An intense search on Sunday involving several choppers and planes was called off as darkness fell, the forces said.

The chopper last made contact with air traffic controllers as it was about to leave Pakistan air space on Friday to fly over Afghanistan on the way to its home base in Turkmenistan, the International Committee of the Red Cross said.

"Since then, we have had no contact," said James Reynolds, a spokesman in Pakistan for the Red Cross which chartered the chopper after the October 8 earthquake that killed thousands of Pakistanis.

The NATO peacekeeping force in Afghanistan dispatched "several" military helicopters and fixed-wing aircraft to search the mountainous eastern border with Pakistan and with Turkmenistan in the north, a spokeswoman said.

The US-led coalition also had aircraft in the search, spokesman Mike Cody said. "The coalition will resume the search in the morning," Cody said Sunday.

The aircraft might have come down on the rugged Afghan border, Pakistani military spokesman Brigadier Shahjahan Ali Khan said.

"The helicopter might have crashed astride the border. It is our guess, we have no clue so far," he told AFP. The helicopter had been due to refuel in Afghanistan, he said.

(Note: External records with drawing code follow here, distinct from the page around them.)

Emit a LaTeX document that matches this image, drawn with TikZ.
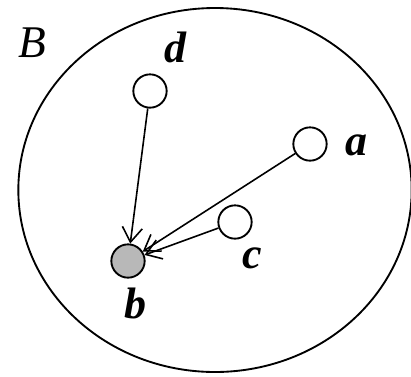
\documentclass[tikz,border=0pt]{standalone}
\usepackage{fontspec}
\setmainfont{Liberation Serif}
\usetikzlibrary{arrows.meta,shapes.geometric}

\begin{document}
\begin{tikzpicture}[
  x=0.75pt,y=-0.75pt,
  region/.style={ellipse,draw,line width=1.4pt,minimum width=295pt,minimum height=273pt,inner sep=0pt},
  vertex/.style={circle,draw,line width=1.4pt,minimum size=25pt,inner sep=0pt},
  arrow/.style={-{Straight Barb[length=11pt,width=15pt,line width=1.2pt]},line width=1.2pt},
  lbl/.style={font=\fontsize{33}{36}\selectfont\bfseries\itshape,inner sep=0pt}
]
\useasboundingbox (0,0) rectangle (411,376);
\node[region] (set) at (215,190) {};
\node[font=\fontsize{34}{36}\selectfont\itshape,inner sep=0pt] (setname) at (32,43) {B};
% points
\node[vertex] (d) at (150,91) {};
\node[vertex] (a) at (310,144) {};
\node[vertex] (c) at (235,222) {};
\node[vertex,fill=black!28] (b) at (128,261) {};
\node[lbl] (dname) at (175,47) {d};
\node[lbl] (aname) at (356,145) {a};
\node[lbl] (cname) at (252,258) {c};
\node[lbl] (bname) at (135,303) {b};
% edges into b
\draw[arrow] (d) -- (b);
\draw[arrow] (a) -- (b);
\draw[arrow] (c) -- (b);
\end{tikzpicture}
\end{document}
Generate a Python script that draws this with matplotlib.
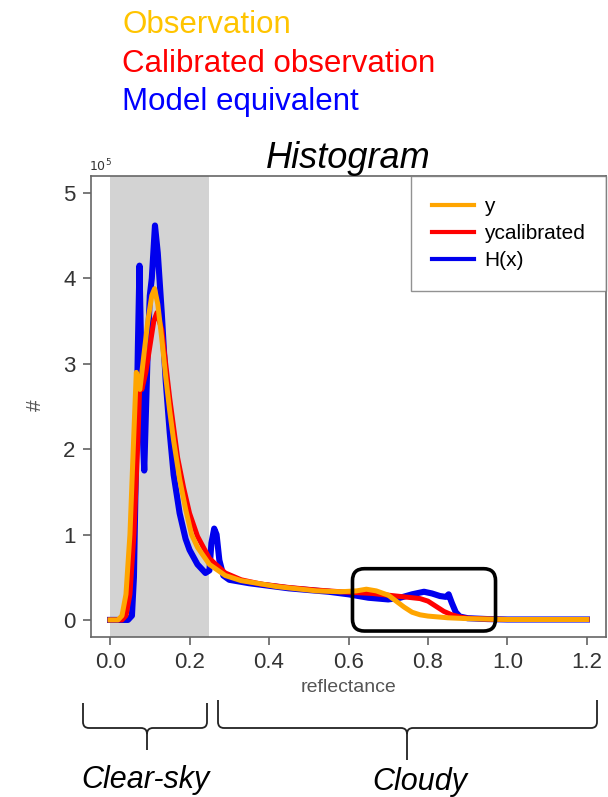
import numpy as np
import matplotlib.pyplot as plt
from matplotlib.patches import FancyBboxPatch, PathPatch
from matplotlib.path import Path

plt.rcParams['font.family'] = ['Liberation Sans', 'DejaVu Sans']

# reflectance / counts (x 1e5)
x_obs = [0.0, 0.02, 0.03, 0.04, 0.05, 0.06, 0.066, 0.075, 0.085, 0.095, 0.105, 0.112,
         0.12, 0.13, 0.14, 0.15, 0.16, 0.175, 0.19, 0.205, 0.22, 0.25, 0.29, 0.33, 0.37,
         0.42, 0.46, 0.52, 0.58, 0.62, 0.645, 0.67, 0.70, 0.72, 0.74, 0.76, 0.78, 0.80,
         0.85, 0.90, 0.95, 1.0, 1.2]
y_obs = [0, 0, 0.05, 0.3, 1.0, 2.2, 2.9, 2.7, 3.1, 3.5, 3.8, 3.88,
         3.7, 3.3, 2.85, 2.45, 2.1, 1.65, 1.3, 1.0, 0.85, 0.65, 0.52, 0.46, 0.43,
         0.39, 0.37, 0.34, 0.33, 0.34, 0.36, 0.34, 0.29, 0.22, 0.15, 0.09, 0.06, 0.045,
         0.025, 0.015, 0.01, 0.005, 0.005]

x_cal = [0.0, 0.03, 0.04, 0.05, 0.06, 0.07, 0.075, 0.08, 0.09, 0.10, 0.11, 0.118,
         0.13, 0.14, 0.15, 0.16, 0.17, 0.185, 0.20, 0.22, 0.25, 0.29, 0.33, 0.38, 0.45,
         0.52, 0.58, 0.62, 0.66, 0.70, 0.74, 0.78, 0.80, 0.82, 0.84, 0.86, 0.88, 0.90,
         0.95, 1.0, 1.2]
y_cal = [0, 0, 0.05, 0.3, 1.0, 2.1, 2.8, 2.7, 2.9, 3.2, 3.5, 3.6,
         3.4, 3.0, 2.6, 2.25, 1.9, 1.55, 1.25, 0.98, 0.72, 0.55, 0.47, 0.42, 0.38,
         0.35, 0.33, 0.32, 0.31, 0.29, 0.27, 0.25, 0.22, 0.16, 0.1, 0.06, 0.035, 0.02,
         0.01, 0.005, 0.005]

x_mod = [0.0, 0.045, 0.055, 0.06, 0.065, 0.07, 0.074, 0.078, 0.082, 0.086, 0.09, 0.095,
         0.10, 0.105, 0.113, 0.12, 0.13, 0.14, 0.15, 0.16, 0.175, 0.19, 0.20, 0.22, 0.24,
         0.25, 0.255, 0.262, 0.268, 0.275, 0.285, 0.30, 0.35, 0.40, 0.45, 0.50, 0.55, 0.60,
         0.65, 0.70, 0.73, 0.76, 0.79, 0.81, 0.83, 0.845, 0.852, 0.86, 0.87, 0.88, 0.90,
         0.95, 1.0, 1.2]
y_mod = [0, 0, 0.05, 0.5, 1.8, 3.2, 4.15, 3.2, 2.2, 1.75, 2.4, 3.2,
         3.8, 4.0, 4.62, 4.3, 3.6, 2.8, 2.2, 1.7, 1.25, 0.95, 0.82, 0.65, 0.55,
         0.58, 0.9, 1.07, 1.0, 0.7, 0.52, 0.47, 0.43, 0.4, 0.37, 0.35, 0.33, 0.3,
         0.26, 0.24, 0.26, 0.3, 0.33, 0.31, 0.28, 0.27, 0.3, 0.2, 0.09, 0.04, 0.02,
         0.01, 0.005, 0.005]

clear_sky = (0.0, 0.25)
zoom_box = (0.61, -0.13, 0.97, 0.60)   # x0, y0, x1, y1
xticks = [0.0, 0.2, 0.4, 0.6, 0.8, 1.0, 1.2]
yticks = [0, 1, 2, 3, 4, 5]

W, H = 608, 797
fig = plt.figure(figsize=(W / 100, H / 100), dpi=100)
ax = fig.add_axes([91 / W, 1 - 637 / H, 515 / W, 461 / H])


def fx(px):
    return px / W


def fy(py):
    return 1 - py / H


ax.axvspan(*clear_sky, color='#D3D3D3', lw=0, zorder=0)
ax.plot(x_mod, y_mod, color='#0000EE', lw=4.4, solid_joinstyle='round', label='H(x)', zorder=2)
ax.plot(x_cal, y_cal, color='#FF0000', lw=3.6, solid_joinstyle='round', label='ycalibrated', zorder=3)
ax.plot(x_obs, y_obs, color='#FFA500', lw=3.6, solid_joinstyle='round', label='y', zorder=4)

ax.set_xlim(-0.048, 1.248)
ax.set_ylim(-0.2, 5.2)
ax.set_xticks(xticks)
ax.set_xticklabels([f'{t:.1f}' for t in xticks])
ax.set_yticks(yticks)
ax.tick_params(length=6, width=1.1, color='#555555', labelsize=16, labelcolor='#333333', pad=5)
for s in ax.spines.values():
    s.set_color('#666666')
    s.set_linewidth(1.2)
ax.set_xlabel('reflectance', fontsize=14, color='#555555', labelpad=4)

# rounded box around the cloudy bump
bx0, by0, bx1, by1 = zoom_box
box = FancyBboxPatch((bx0, by0), bx1 - bx0, by1 - by0,
                     boxstyle='round,pad=0,rounding_size=0.03', mutation_aspect=4.67,
                     fill=False, ec='black', lw=2.6, zorder=6)
ax.add_patch(box)

h, l = ax.get_legend_handles_labels()
order = [2, 1, 0]
leg = ax.legend([h[i] for i in order], [l[i] for i in order], loc='upper right',
                fontsize=15, frameon=True, fancybox=False, borderaxespad=0,
                borderpad=1.0, labelspacing=0.4, handlelength=2.0, handletextpad=0.5)
leg.get_frame().set_edgecolor('#777777')
leg.get_frame().set_linewidth(1.0)
for ln in leg.get_lines():
    ln.set_linewidth(3.0)

fig.text(fx(348), fy(168), 'Histogram', fontsize=26, style='italic', ha='center', va='baseline')
fig.text(fx(89), fy(171), r'$10^5$', fontsize=9, color='#333333', ha='left', va='baseline')
fig.text(fx(35), fy(405), '#', fontsize=15, color='#555555', rotation=90, ha='center', va='center')

fig.text(fx(122), fy(33), 'Observation', fontsize=22.5, color='#FFC400', va='baseline')
fig.text(fx(122), fy(72), 'Calibrated observation', fontsize=22.5, color='#FF0000', va='baseline')
fig.text(fx(122), fy(110), 'Model equivalent', fontsize=22.5, color='#0000FF', va='baseline')


def brace(x0, x1, xc, ytop, ymid, ytip, r=6):
    pts = [(x0, ytop), (x0, ymid - r), (x0, ymid), (x0 + r, ymid),
           (xc - r, ymid), (xc, ymid), (xc, ymid + r), (xc, ytip),
           (xc, ymid + r), (xc, ymid), (xc + r, ymid),
           (x1 - r, ymid), (x1, ymid), (x1, ymid - r), (x1, ytop)]
    codes = [Path.MOVETO, Path.LINETO, Path.CURVE3, Path.CURVE3,
             Path.LINETO, Path.CURVE3, Path.CURVE3, Path.LINETO,
             Path.MOVETO, Path.CURVE3, Path.CURVE3,
             Path.LINETO, Path.CURVE3, Path.CURVE3, Path.LINETO]
    verts = [(fx(a), fy(b)) for a, b in pts]
    fig.add_artist(PathPatch(Path(verts, codes), fill=False, ec='#222222', lw=1.3,
                             transform=fig.transFigure))


brace(83, 207, 147, 703, 728, 750)
brace(218, 597, 407, 700, 728, 760)
fig.text(fx(145), fy(788), 'Clear-sky', fontsize=22, style='italic', ha='center', va='baseline')
fig.text(fx(420), fy(790), 'Cloudy', fontsize=22, style='italic', ha='center', va='baseline')

fig.savefig('out.png', dpi=100)
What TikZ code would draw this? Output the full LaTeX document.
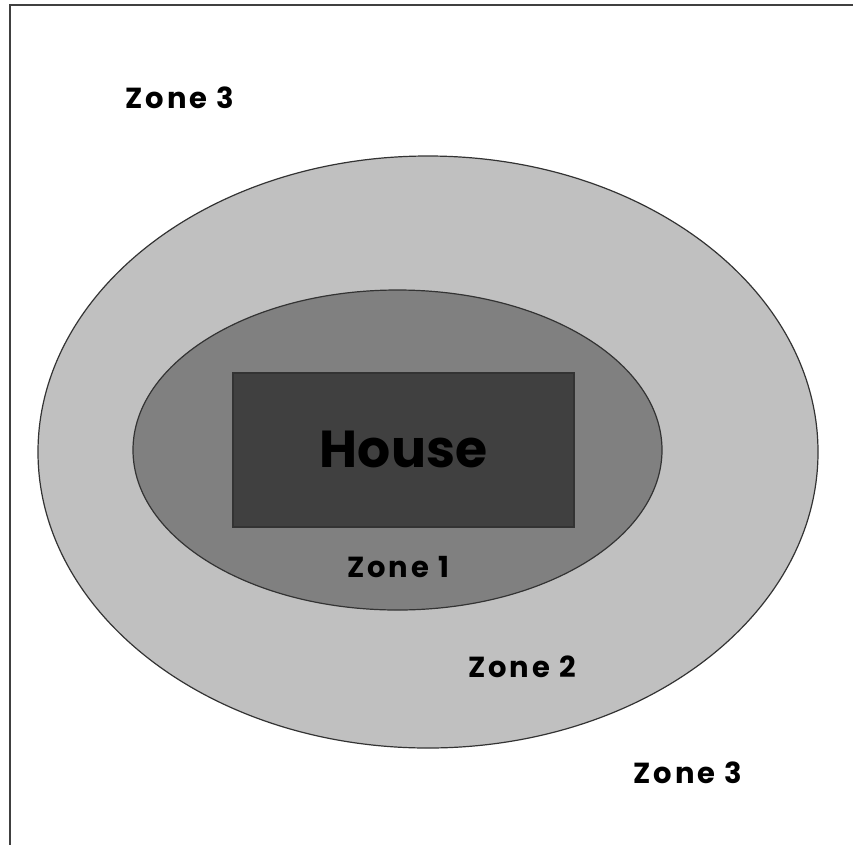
\documentclass[tikz,border=0pt]{standalone}
\usepackage{fontspec}
\setmainfont{Poppins}[BoldFont={* Bold}]
\definecolor{zonetwo}{HTML}{C0C0C0}
\definecolor{zoneone}{HTML}{808080}
\definecolor{housec}{HTML}{404040}
\begin{document}
\begin{tikzpicture}[x=1pt,y=-1pt,
  outline/.style={draw=black!80,line width=1.2pt},
  zonelabel/.style={font=\bfseries\fontsize{29}{32}\selectfont\addfontfeatures{LetterSpace=10},inner sep=0pt,anchor=center}]
\useasboundingbox (0,0) rectangle (853,844);
\begin{scope}
\clip (0,0) rectangle (853,844);
\draw[draw=black!75,line width=2.2pt] (10,5) rectangle (900,900);
\end{scope}
\draw[outline,fill=zonetwo] (428,452) ellipse [x radius=390,y radius=296];
\draw[outline,fill=zoneone] (397.5,450) ellipse [x radius=264.5,y radius=160];
\node[outline,fill=housec,minimum width=341,minimum height=154,inner sep=0pt] (house) at (403.5,450) {};
\node[font=\bfseries\fontsize{52}{56}\selectfont,inner sep=0pt] (houselabel) at (403.5,449) {House};
\node[zonelabel] (z3a) at (180,98) {Zone 3};
\node[zonelabel] (z1) at (398,567) {Zone 1};
\node[zonelabel] (z2) at (522,667) {Zone 2};
\node[zonelabel] (z3b) at (688,773) {Zone 3};
\end{tikzpicture}
\end{document}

Pakistani forces conducted land and air searches at the weekend to no avail.

The Mi-8 transport helicopter left the Pakistani city of Peshawar on Friday. It was carrying seven crew members from Turkmenistan but no Red Cross staff.

The helicopter was one of several international aircraft that provided essential rescue and relief help after the earthquake that killed more than 73,000 people in mountainous northwestern Pakistan and Pakistani Kashmir.

About 3.5 million others lost their homes and the United Nations has warned that hundreds of thousands of people living in tents are at risk of falling ill during the bitter Himalayan winter.

Six Pakistani soldiers were killed when a Pakistan army Mi-17 helicopter crashed during relief operations in Kashmir on October 16.

More than a dozen helicopters operating under NATO and coalition deployments have crashed or been shot down by insurgents since the ousting of the Taliban regime in 2001.